Another Classic Carlos Rodon Start
For the first time in the Bronx in the new 2025 season, last night felt like a big game. Following the Yankee bullpen implosion the night before, both teams sent their Opening Day starters to the mound, and the two lineups were hot going into the contest, it felt like an extremely early test. And the Yankees barely failed that test.
Last night was the full Carlos Rodon experience. Around baseball there are certain marks set by pitchers that have nicknames. Like a complete game where the pitcher throws under 100 pitches is called a “Maddux” after Greg Maddux. Nathan Eovaldi just did that earlier in the week against the Cincinnati Reds. Or a deGrom, named after Jacob deGrom, where a pitcher throws seven plus innings allows two or fewer runs and their team still loses the game. Hunter Greene had that happen to him the day after Eovaldi threw his “Maddux.” Well last night in the Bronx was a “Rodon.” A game where a pitcher throws six or more innings, gives up four plus runs, including a home run, strikes out five or more batters, and the team comes close but doesn’t win the game.
In other words, the pitcher keeps you in the game but does just enough for your team to lose the game. An almost quality start. Almost.
Rodon last night gave up a two-run shot in the first inning, settled down, kept the Yankees in the game, gave them some needed length, but because Gallen was on the bump for Arizona, even an early two-run hole felt like five in real time.
Let me be clear, Carlos Rodon is not a bad starting pitcher. Far from it. However, he’s not good enough to be a number one or two starter in baseball anymore, but he is being asked to do it out of need. His time to be at the top of the food chain in baseball has passed. He’s still a nice piece to a rotation but cannot be relied upon to be a difference maker. It will be an extra hurtle that the Yankee lineup will have to clear all season long. Last night, the hurtle was too big to clear.
Anthony Volpe however with his new “torpedo” bat, which is on sale by the way, gave the Yankees actual hope after swatting his 4th home run of the early campaign just over the right field wall to cut the Arizona lead to just one with another red hot Yankee hitter, Austin Wells due up next. Wells in this game was largely the Bomber offense until the 9th inning. The Yankee backstop had two hits including a double off D-Backs ace Zach Gallen. Wells popped out to the catcher and Jasson Dominguez in, yet another early season big spot struck out swinging to end the rally.
For the first time in 2025, the Yankees have lost a series. Something they didn’t do last year until April 16th against the Blue Jays. The Bombers have a chance to grab the last game of the series and avoid their first chance of getting swept in a three-game series, a feat that didn’t happen until early July a year ago (the Mets swept a late June two-game series in the Bronx).

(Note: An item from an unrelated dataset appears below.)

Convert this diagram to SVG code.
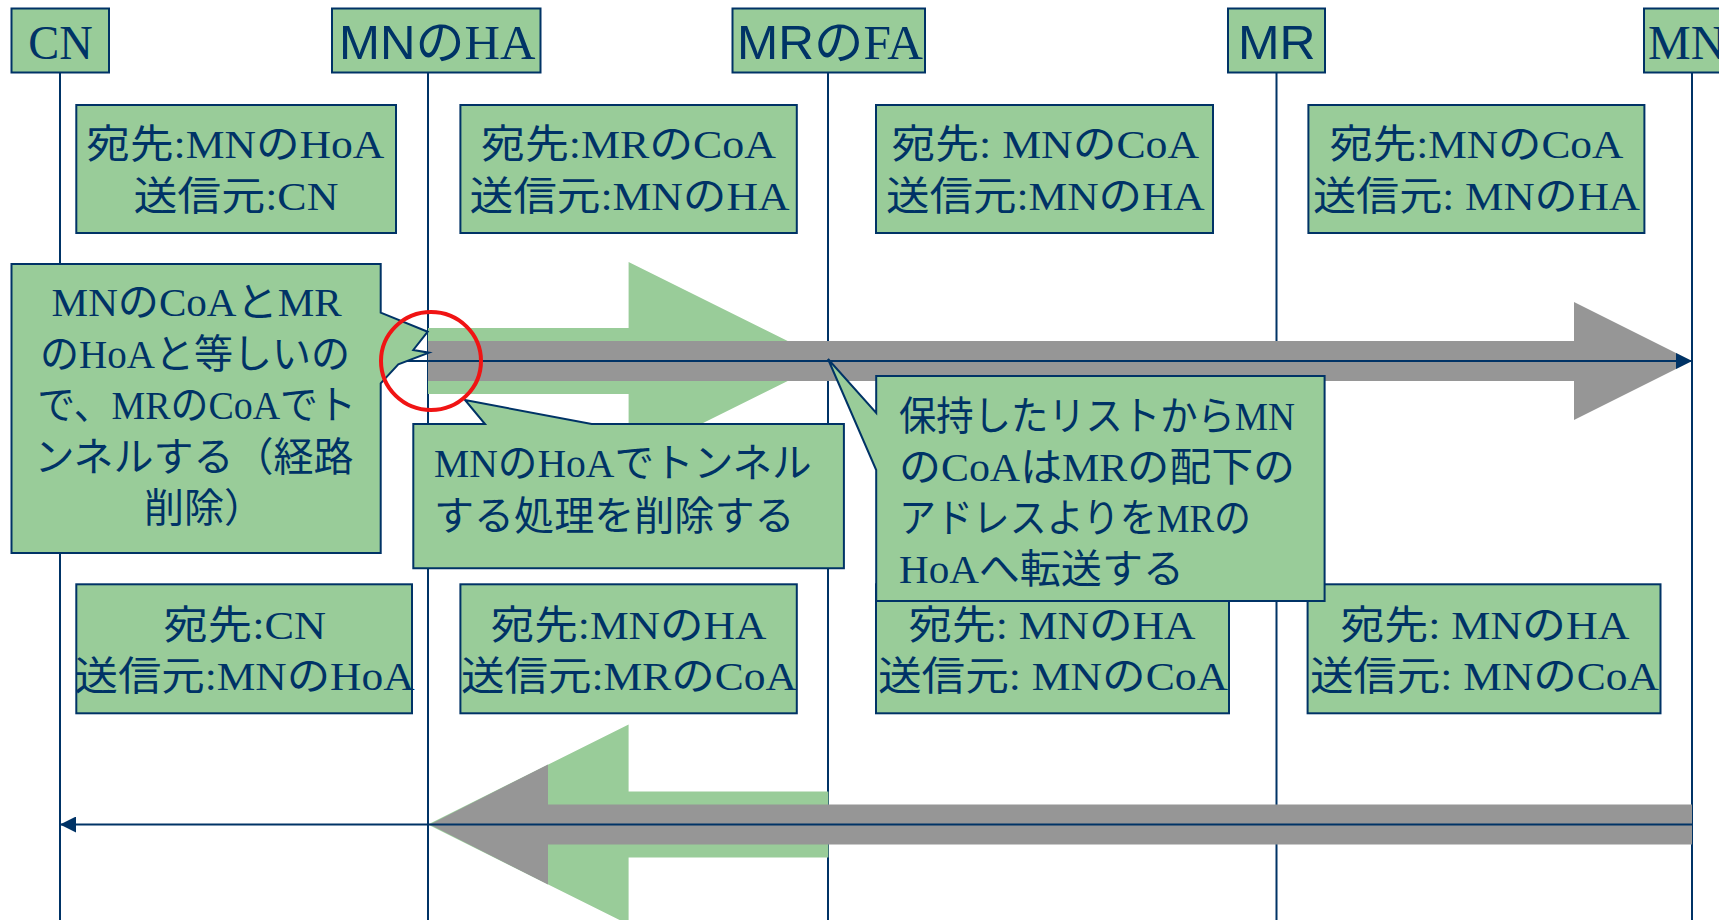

The key to salvaging the last game of the first homestand is cutting down on the strike outs. The Yankees have 30 punch outs in the last two games and will be facing a guy in Merrill Kelly who loves to have traffic on the bases. In an injury shortened 2024 Kelly had a WHIP of 1.16 and in a full 2023 campaign he had a 1.19 WHIP. The opportunity to go into Pittsburgh on a high note is there.